LAS FIESTAS DE NAVIDAD EN EL PASADO ARGENTINO

Cuando Buenos Aires todavía era una aldea, ya se festejaba la Navidad, un festejo que fue traído por los españoles y que pronto se arraigó entre los criollos.

La costumbre la habían traído los primeros colonizadores que llegaron con JUAN DE GARAY. Por entonces solamente se hacía intercambio de buenos deseos y algún que otro regalito, que justo a las doce de la noche, eran entregados a la luz de las velas.

La fiesta comenzaba con el adorno de las casas, que ya desde su portal lucían diferentes. Las damas volcaban su habilidad e ingenio para que cada una de ellas luciera sus mejores galas.

Llegada la tarde del 24, los preparativos tomaban mayor fuerza. Ninguna mujer que se jactara de ser elegante, dejaba de seleccionar cuidadosamente su vestido para lucir esa noche. Los hombres y los niños no se quedaban atrás. Lucían su mejor levita y su mejor galera y alguno, hasta se atrevía a ponerle una plumita en ella, mientras los niños con sus jubones y camisas con volados, parecían muñecos de almanaque.

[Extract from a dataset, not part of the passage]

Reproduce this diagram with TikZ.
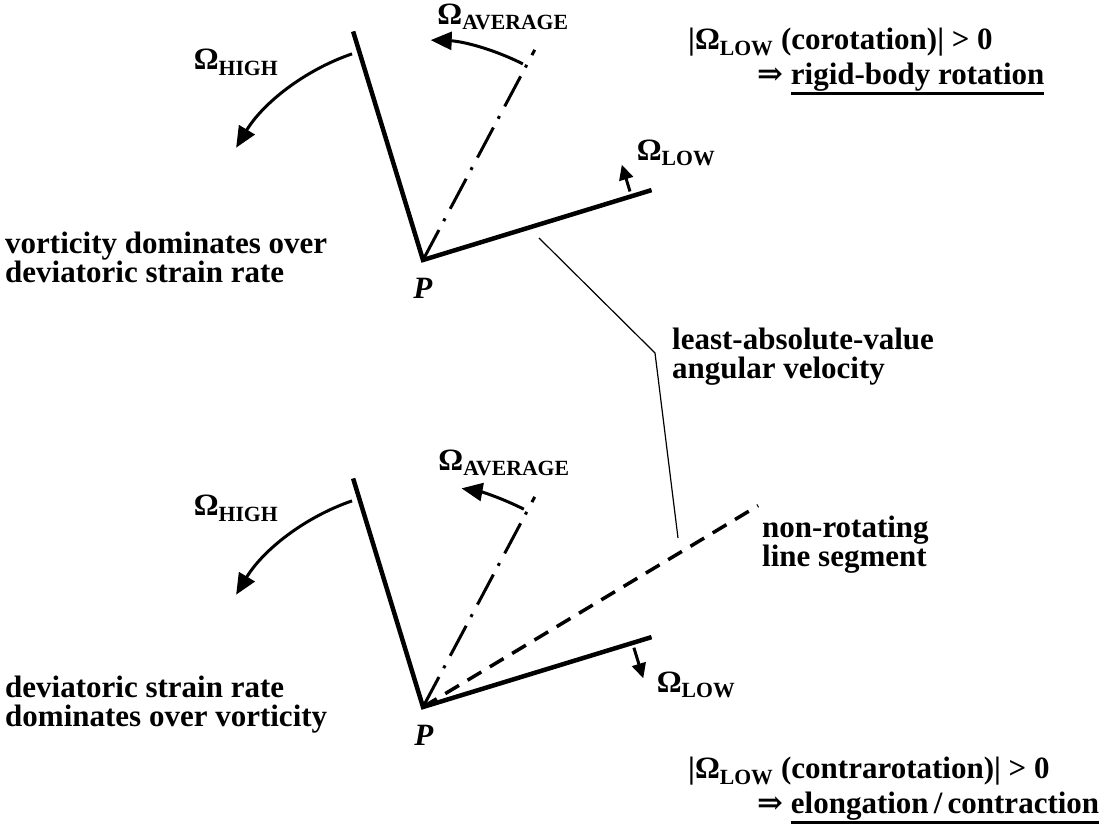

Era tradición recorrer las calles, visitando amigos y parientes para saludarlos y de paso admirar el pesebre que habían hecho, algunos de ellos, verdaderas obras de ingenio, cuando no de arte.

Los había pequeños, humildes, y los había verdaderamente importantes. Con figuras de yeso, de notable factura, ambientadas con toda precisión en un escenario hecho con madera y pasto verdaderos.

La primera imagen del Niño Jesús que se veneró en Buenos Aires fue instalada en la antigUa «Casa de Ejercicios» en 1780 y luego, muchas fueron las que acaudalados vecinos trajeron desde España, de Italia y hasta del Alto Perú, para colocar en sus pesebres y en los Templos de la ciudad.

A las doce de la noche asistía toda la familia a Misa de Gallo, la gran mayoría de ellas, acompañadas por sus criados que llevaban sillas y alfombras, pues los templos aún no tenían por costumbre tener los bancos ni reclinatorios que tienen en la actualidad.

Cuentan las crónicas que también llevaban un farol para alumbrar el camino y ramos de flores para depositar ante los altares. Los niños asistían, primero en silencio, impuesto por la solemnidad del lugar, los cánticos y el incienso que se desparramaba por todo el templo.

Luego, ya más habituados, no dejaban de correr, escondiéndose en cuanto lugar oscuro descubrieran, y buscándose entre ellos para hacerse monerías, hasta que por fin, terminaba la misa y podían salir a la calle, donde continuaban con sus juegos mientras los padres, se saludaban, besaban la mano del sacerdote y recibían la bendición.

De vuelta en sus hogares, luego de haber recorrido las calles, ahora alteradas por los cantos navideños, serenatas y los saludos de vereda a vereda con los que se deseaban «una feliz Navidad» , todas las familias se disponían a disfrutar del acto más importante de estas fiestas: la cena de Navidad.

Pavos, pollos y carnes al horno, papas y batatas en abundancia y los infaltables arroz con leche y mazamorra para los postres, eran las delicias que se disfrutaban, antes del tradicional brindis y de la distribución de los regalos, que estaban, no al pie del “arbolito” como hoy, sino junto al pesebre.

Porque el árbol de Navidad nos fue impuesto, recién a principios del siglo XX y en aquellos tiempos no existía. Como tampoco existían las guirnaldas eléctricas ni los bailes «post-Navidad», que hoy convocan a nuestra juventud.

Lo que si existía eran las procesiones y los bailes que se organizaban en los barrios negros, especialmente en San Pedro Telmo (hoy barrio de San Telmo) donde, a partir de las primeras horas del 25 se desencadenaba una más que bulliciosa fiesta donde no faltaban los tambores, que batidos con toda furia, retumbaban hasta el amanecer (ver Recuerdos, usos y costumbres en el Buenos Aires de antaño).